Tata Consultancy Services Ltd’s chief executive officer says the company can navigate its way through any immediate disruptions to the global economy and tap into long-term demand for its services as its seeks to reach $50 billion in sales by the end of the decade.

TCS, the largest player in India’s $227-billion tech services industry, must deal with a host of challenges, from Covid outbreaks in China that are disrupting supply chains to the war in Ukraine as it upends the geopolitics of Europe.

The company also provides tech services and support to thousands of companies in the US and beyond that are adopting hybrid labour strategies, with employees working both from home and the office.

“The long-term demand environment is very strong,” TCS Chief Executive Officer Rajesh Gopinathan told Bloomberg News in an interview at headquarters in Mumbai. “We’re leaning forward, we’re betting on growth.”

Gopinathan, a soft-spoken TCS veteran who joined the company two decades ago and often wears blue formal shirts, is known to be good with numbers and fostering client relationships.

The country’s outsourcing industry was built on helping companies replacing their own pricey technology workers with lower cost — and typically higher skilled — specialists from the likes of TCS, Infosys Ltd and Wipro Ltd. But easy growth from labour arbitrage has largely disappeared, forcing Gopinathan and his peers to move into more sophisticated offerings, such as cybersecurity, cloud computing and artificial intelligence.

TCS last month revamped its internal structure with specialised groups as part of a wider move to win business from start-ups as well as large global enterprises. That overhaul, Gopinathan said, was executed in less than a month.

“We are extremely agile in the way we reorganise,” he said. “We are more micro-focused on the customer sets that we have and the opportunities we have.”

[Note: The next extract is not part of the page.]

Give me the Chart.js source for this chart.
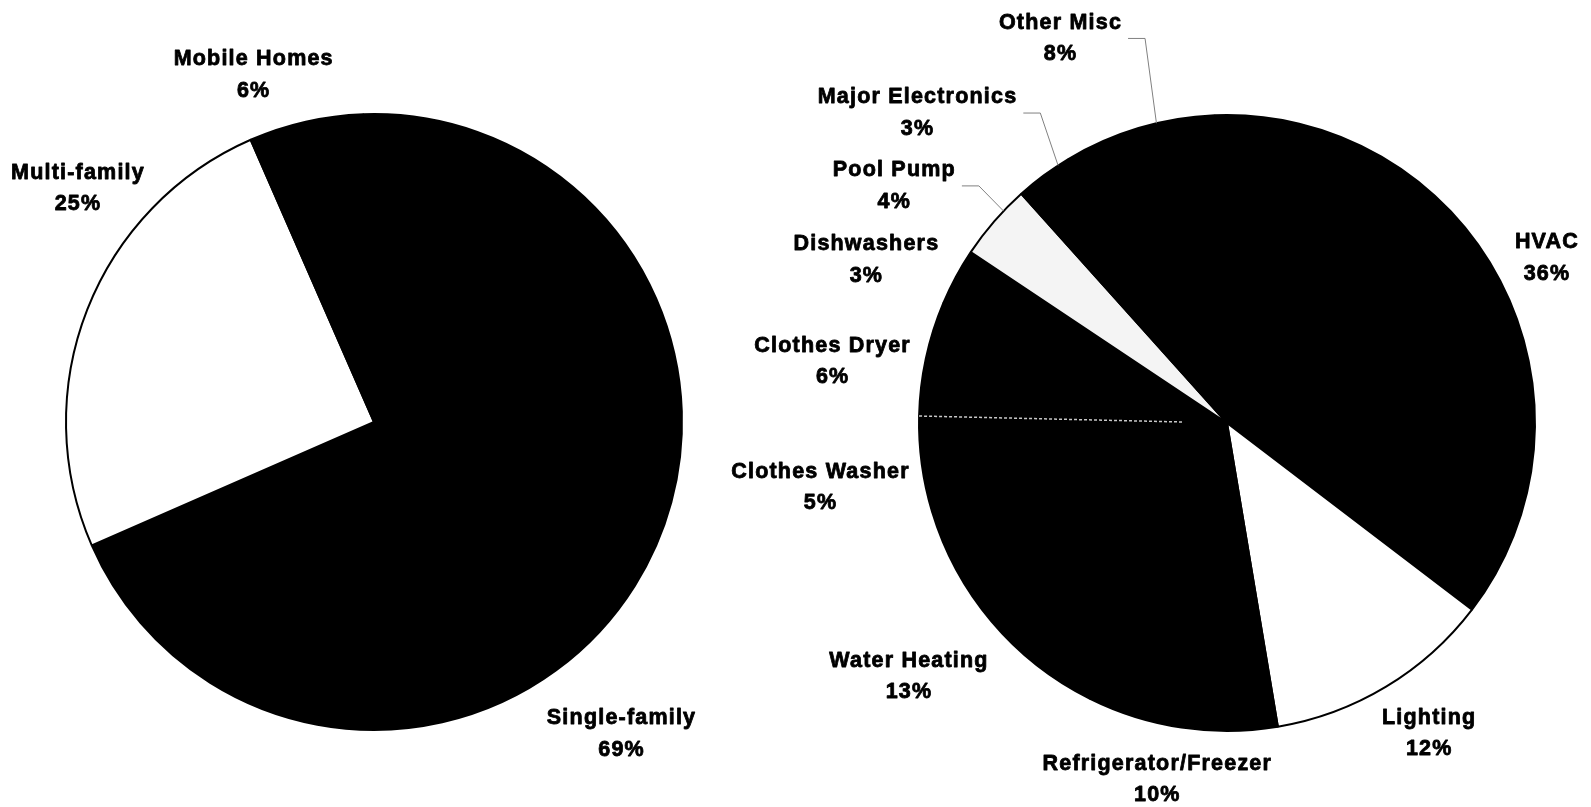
<!DOCTYPE html>
<html>
<head>
<meta charset="utf-8">
<title>Residential Housing Mix and End-Use Shares</title>
<script src="https://cdn.jsdelivr.net/npm/chart.js@4.4.1/dist/chart.umd.min.js"></script>
<style>
  html, body { margin: 0; padding: 0; background: #fff; }
  .pane { position: absolute; top: 0; height: 807px; }
  #housingPane { left: 0; width: 720px; }
  #endUsePane { left: 720px; width: 871px; }
</style>
</head>
<body>
<div class="pane" id="housingPane"><canvas id="housingChart"></canvas></div>
<div class="pane" id="endUsePane"><canvas id="endUseChart"></canvas></div>

<script>
// Housing stock by type (%)
const HOUSING_LABELS = ['Single-family', 'Multi-family', 'Mobile Homes'];
const HOUSING_SHARES = [69, 25, 6];

// Residential electricity by end use (%)
const END_USE_LABELS = [
  'HVAC', 'Lighting', 'Refrigerator/Freezer', 'Water Heating', 'Clothes Washer',
  'Clothes Dryer', 'Dishwashers', 'Pool Pump', 'Major Electronics', 'Other Misc',
];
const END_USE_SHARES = [36, 12, 10, 13, 5, 6, 3, 4, 3, 8];

const INK = '#000';
const PAPER = '#fff';
const SPECKLE = '#f4f4f4';

// Two-line slice labels ("name" / "nn%") placed just outside the rim,
// with optional elbow leader lines and a dotted seam along one slice edge.
const sliceLabels = {
  id: 'sliceLabels',
  afterDatasetsDraw(chart, args, opts) {
    const ctx = chart.ctx;
    const meta = chart.getDatasetMeta(0);
    const labels = chart.data.labels;
    const values = chart.data.datasets[0].data;
    const nudge = opts.nudge || {};
    const leaders = opts.leaders || {};

    ctx.save();

    if (opts.seam) {
      const arc = meta.data[labels.indexOf(opts.seam)];
      const p = arc.getProps(['x', 'y', 'startAngle', 'outerRadius'], true);
      const c = Math.cos(p.startAngle), s = Math.sin(p.startAngle);
      ctx.strokeStyle = '#c8c8c8';
      ctx.lineWidth = 1.5;
      ctx.setLineDash([3, 2]);
      ctx.beginPath();
      ctx.moveTo(p.x + p.outerRadius * c, p.y + p.outerRadius * s);
      ctx.lineTo(p.x + p.outerRadius * 0.14 * c, p.y + p.outerRadius * 0.14 * s);
      ctx.stroke();
      ctx.setLineDash([]);
    }

    ctx.font = 'bold 21.5px "Liberation Sans", Arial, sans-serif';
    ctx.letterSpacing = '1.2px';
    ctx.textAlign = 'center';
    ctx.textBaseline = 'middle';
    ctx.lineJoin = 'round';

    meta.data.forEach((arc, i) => {
      const p = arc.getProps(['x', 'y', 'startAngle', 'endAngle', 'outerRadius'], true);
      const mid = (p.startAngle + p.endAngle) / 2;
      const cos = Math.cos(mid);
      const sin = Math.sin(mid);
      const lines = [labels[i], values[i] + '%'];
      const w = Math.max(...lines.map(t => ctx.measureText(t).width));
      const h = opts.lineHeight * lines.length;
      const r = p.outerRadius + opts.gap;
      const [dx, dy] = nudge[labels[i]] || [0, 0];
      const bx = p.x + r * cos + cos * w / 2 + dx;
      const by = p.y + r * sin + sin * h / 2 + dy;

      // heavy print: fill plus a thin outline of the same ink
      ctx.fillStyle = INK;
      ctx.strokeStyle = INK;
      ctx.lineWidth = 0.8;
      lines.forEach((t, k) => {
        const ty = by + (k - (lines.length - 1) / 2) * opts.lineHeight;
        ctx.fillText(t, bx, ty);
        ctx.strokeText(t, bx, ty);
      });

      if (labels[i] in leaders) {
        // elbow from the text box to a point on the rim of the slice
        const a = p.startAngle + (p.endAngle - p.startAngle) * leaders[labels[i]];
        const sx = bx + w / 2 + 6;
        ctx.strokeStyle = '#808080';
        ctx.lineWidth = 1;
        ctx.beginPath();
        ctx.moveTo(sx, by);
        ctx.lineTo(sx + 17, by);
        ctx.lineTo(p.x + p.outerRadius * Math.cos(a), p.y + p.outerRadius * Math.sin(a));
        ctx.stroke();
      }
    });

    ctx.restore();
  },
};

function pieConfig(labels, values, colors, rotation, padding, labelOpts) {
  return {
    type: 'pie',
    data: {
      labels,
      datasets: [{
        data: values,
        backgroundColor: colors,
        borderColor: INK,
        borderWidth: 2,
      }],
    },
    options: {
      responsive: true,
      maintainAspectRatio: false,
      animation: false,
      rotation,
      layout: { padding },
      plugins: {
        legend: { display: false },
        tooltip: { enabled: false },
        sliceLabels: { gap: 15, lineHeight: 31.5, ...labelOpts },
      },
    },
    plugins: [sliceLabels],
  };
}

new Chart(document.getElementById('housingChart'), pieConfig(
  HOUSING_LABELS,
  HOUSING_SHARES,
  [INK, PAPER, INK],
  -2,
  { left: 65, right: 37, top: 113, bottom: 76 },
  {
    nudge: {
      'Single-family': [-89, 123],
      'Multi-family': [67, -104],
      'Mobile Homes': [-31, -1],
    },
  },
));

new Chart(document.getElementById('endUseChart'), pieConfig(
  END_USE_LABELS,
  END_USE_SHARES,
  [INK, PAPER, INK, INK, INK, INK, INK, SPECKLE, INK, INK],
  -2.3,
  { left: 198, right: 55, top: 114, bottom: 75 },
  {
    seam: 'Clothes Dryer',
    leaders: { 'Pool Pump': 0.68, 'Major Electronics': 0.8, 'Other Misc': 0.62 },
    nudge: {
      'HVAC': [5, -1],
      'Lighting': [11, 7],
      'Refrigerator/Freezer': [-5, 6],
      'Water Heating': [-10, 25],
      'Clothes Washer': [2, 17],
      'Clothes Dryer': [-2, 13],
      'Dishwashers': [-12, 5],
      'Pool Pump': [-42, -5],
      'Major Electronics': [-58, -25],
      'Other Misc': [-56, -45],
    },
  },
));
</script>
</body>
</html>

TCS is Asia’s top outsourcer and a cornerstone of Tata Group, the country’s major conglomerate with dozens of companies in everything from salt to automobiles. The tech services company closed out its fiscal year ending in March with revenue of more than $25 billion. 

Rising labour costs are a challenge. Last week, TCS reported a 7.4 per cent increase in fourth-quarter profit to ₹9,903 crore ($1.3 billion), short of analyst estimates, as expenses to hire and retain talent cut into margins. 

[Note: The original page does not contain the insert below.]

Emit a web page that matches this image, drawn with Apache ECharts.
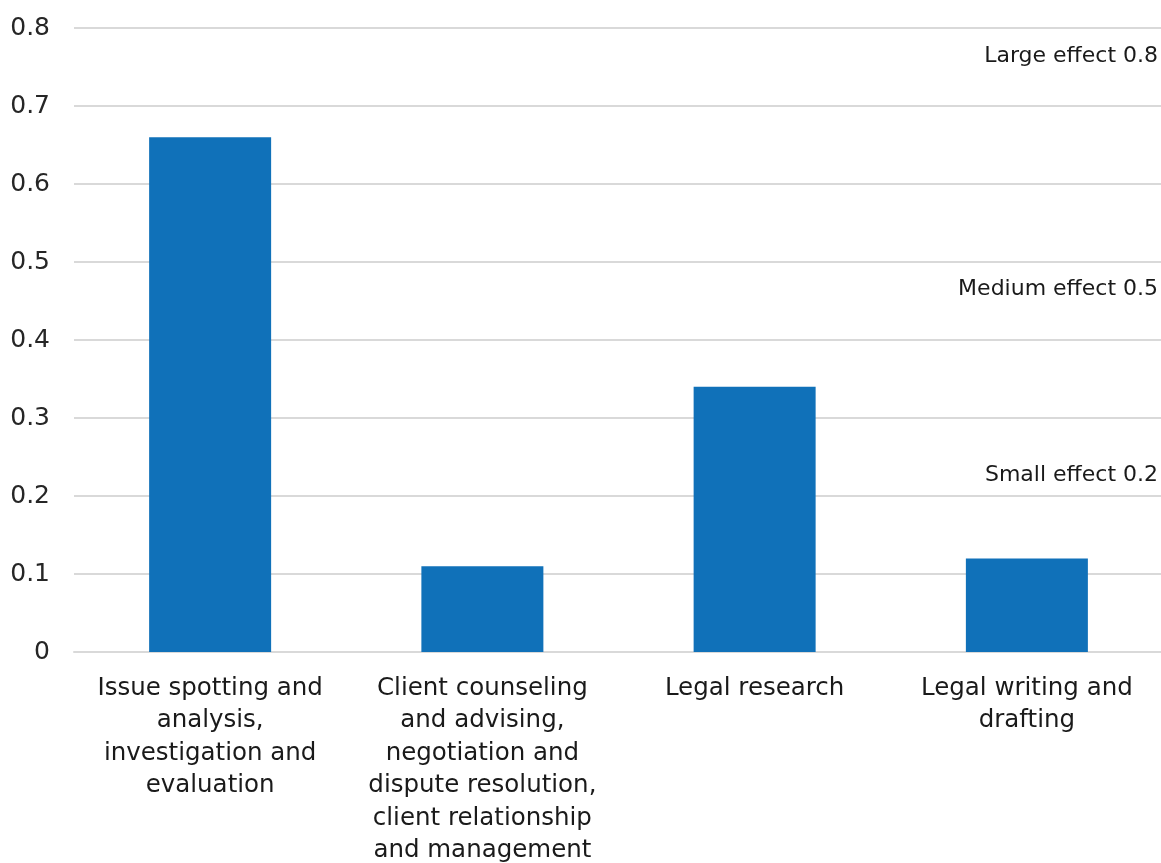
<!DOCTYPE html>
<html>
<head>
<meta charset="utf-8">
<script src="https://cdn.jsdelivr.net/npm/echarts@6/dist/echarts.min.js"></script>
<style>
html,body{margin:0;padding:0;background:#fff;}
#c{width:1161px;height:863px;}
</style>
</head>
<body>
<div id="c"></div>
<script>
const categories = [
  "Issue spotting and\nanalysis,\ninvestigation and\nevaluation",
  "Client counseling\nand advising,\nnegotiation and\ndispute resolution,\nclient relationship\nand management",
  "Legal research",
  "Legal writing and\ndrafting"
];
const values = [0.66, 0.11, 0.34, 0.12];
const yTicks = [0, 0.1, 0.2, 0.3, 0.4, 0.5, 0.6, 0.7, 0.8];
const annotations = ["Large effect 0.8", "Medium effect 0.5", "Small effect 0.2"];

const FONT = "'DejaVu Sans', sans-serif";
const chart = echarts.init(document.getElementById('c'));
chart.setOption({
  animation: false,
  backgroundColor: '#fff',
  grid: {left: 74, right: -2, top: 28, bottom: 211, containLabel: false, outerBoundsMode: 'none'},
  xAxis: {
    type: 'category',
    data: categories,
    axisLine: {lineStyle: {color: '#d9d9d9', width: 2}},
    axisTick: {show: false},
    axisLabel: {color: '#1a1a1a', fontSize: 24.5, fontFamily: FONT, lineHeight: 32.5, margin: 20, interval: 0}
  },
  yAxis: {
    type: 'value',
    min: yTicks[0], max: yTicks[yTicks.length - 1], interval: 0.1,
    axisLine: {show: false},
    axisTick: {show: false},
    splitLine: {lineStyle: {color: '#d9d9d9', width: 2}},
    axisLabel: {color: '#262626', fontSize: 25, fontFamily: FONT, margin: 24,
      formatter: v => String(Math.round(v * 10) / 10)}
  },
  series: [{
    type: 'bar',
    data: values,
    barWidth: 122,
    itemStyle: {color: '#1071b9'}
  }],
  graphic: [
    {type: 'text', right: 3, top: 45, style: {text: annotations[0], fill: '#1a1a1a', font: "22px " + FONT}},
    {type: 'text', right: 3, top: 278, style: {text: annotations[1], fill: '#1a1a1a', font: "22px " + FONT}},
    {type: 'text', right: 3, top: 464, style: {text: annotations[2], fill: '#1a1a1a', font: "22px " + FONT}}
  ]
});
</script>
</body>
</html>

Start-ups are beginning to compete with giants like TCS for the programmers and developers needed to run their businesses. Some of the newcomers are luring talent with the likes of BMW motorcycles or three-day work week — something the much-larger outsourcers have resisted. 

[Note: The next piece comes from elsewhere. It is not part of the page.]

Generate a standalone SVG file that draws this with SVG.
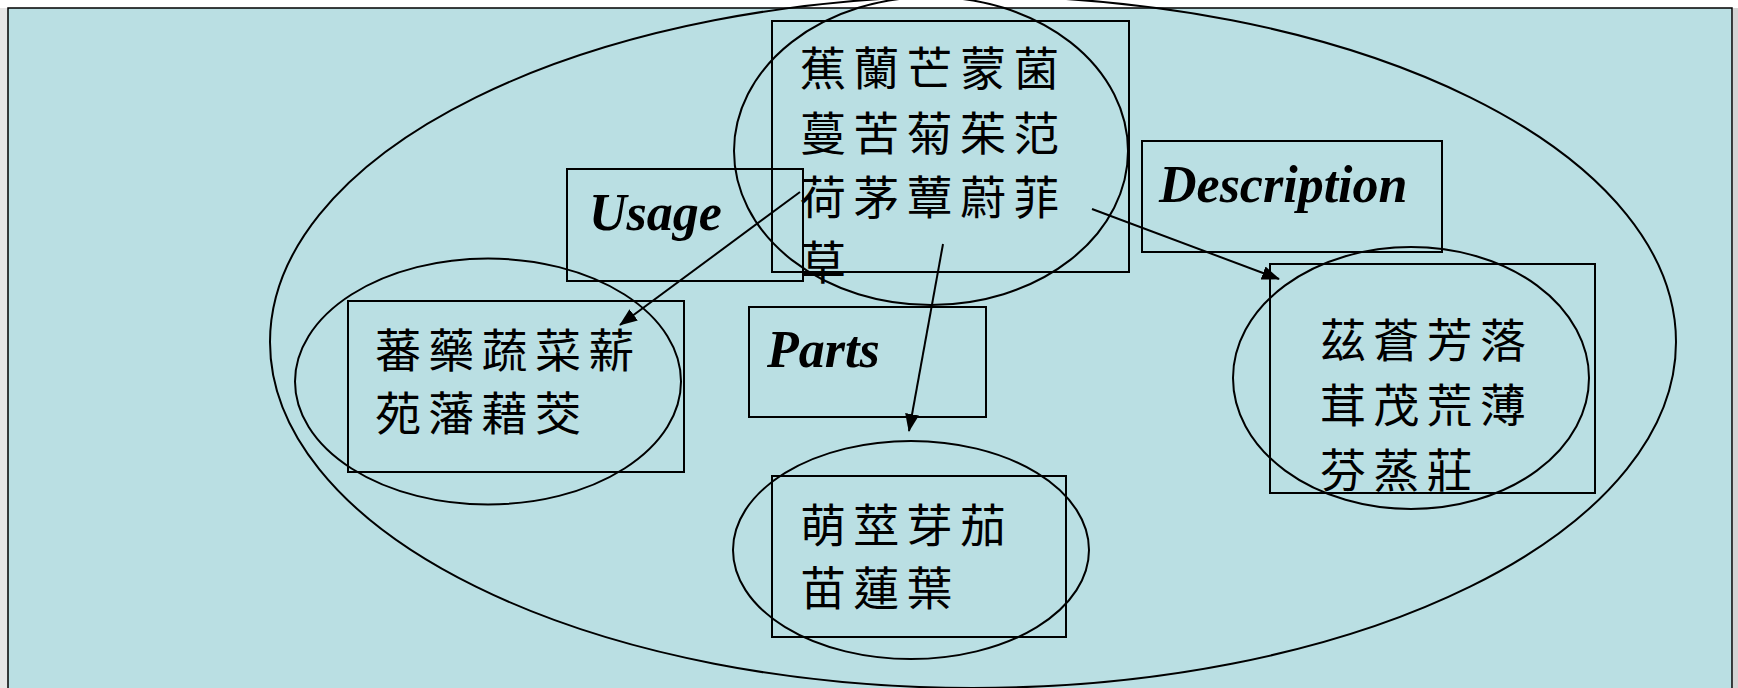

TCS employs nearly 6,00,000 people and aims to hire more than 40,000 graduates in the fiscal year through March 2023. Gopinathan calls the current scramble for employees “transitory” and argues that, ultimately, nobody will be able to pay more for talent than TCS because it enjoys the highest structural margins. 

“If you look at this industry, we enjoy the benefit of occupying the high point on the profitability side; everybody else is benchmarked below us,” he said. “So, no, I don’t see a threat to our position.”

Gopinathan, chief financial officer before his promotion, said he does get questions about why TCS is determined to hire and expand, given the apparent challenges in the global economy. 

“I’m getting a lot of debate that everybody else is saying the outlook is bad — how come you are positive? We are reacting to what’s there” he said. 

“That is not to say that we are living in a bubble,” he added. “We are betting on that growth knowing that even if we turn out to be wrong, we will then step back and reset.”